7) Don't concern yourself about whether or not he'll resent you for being a SAHM. If you have buy-in from him, take him at face value. One important message you've seen already is how your being at home can provide FIRE-like benefits, as you'll have more time to do highly leverageable things like preparing meals, keeping the house running, and even establishing a deeper and more meaningful relationship with your MIL.
8) You HAVE to get his ass on a bicycle somehow. That, or whatever physical activity trips his trigger. He bad needs both the health benefits and the distraction of physical activity. I have one brother who sounds like him, who ended up needing a triple heart bypass when he was in his early 40's.
Allow your husband's discovery and dealing with oppression NOT to be a house-on-fire emergency. Let it simply be his coping mechanism for a difficult job, but also help him limit his venting, help him realize that when he is venting, he's re-living an experience he doesn't like, and it's displacing important time with his family. "Extended bitching" has a cost, and it's a cost he truly doesn't want to pay, if he were able to slow down and truly see that.
One other thing: if you need to pry him away from this job and get him to look for employment elsewhere, you will need to get slightly involved. Tell me what you think about these ideas:
- see if you can identify competing law firms that would love to steal him away from his law firm, especially law firms that maybe have lost cases to his current employer
- identify the locations of those law firms to see if the commute to work will be better or worse. If better, you might be able to sell that as an aid to getting to that $2M stash sooner.
Most importantly NUF, you sound pretty damned awesome. You feel connection to your baby, your husband, your MIL and most importantly, yourself. You clearly know what you want to do with your time and what makes you happy. That's a miraculous thing, sis. Miraculous!

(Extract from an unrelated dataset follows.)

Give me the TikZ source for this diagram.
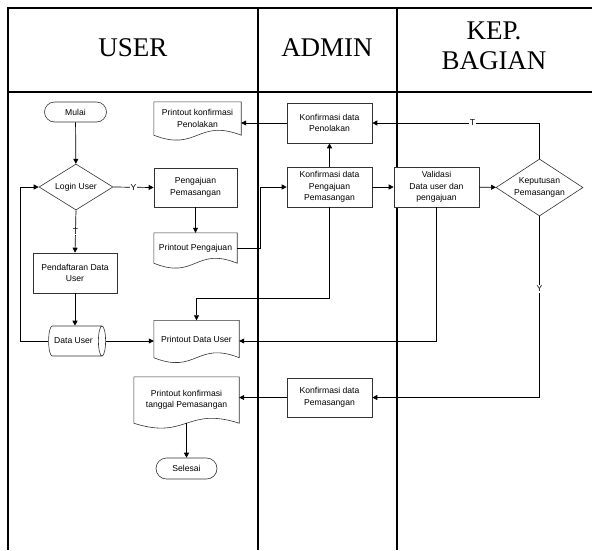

In a world full of people confused and not knowing what to do with their lives, you are genius for knowing yourself this well. In other words, your self-knowledge and joy at being with your child....isn't that something you want to bring to and impress on your child? Wouldn't it be equally awesome if you could instill your positive characteristics into your child by being SAHM?!?!
My wife did this with our two sons, who are now in their mid-late 20's. Let me tell you, it pays dividends every day. My wife made my boys into way, way better human beings than their old man is and I'm completely tickled about that.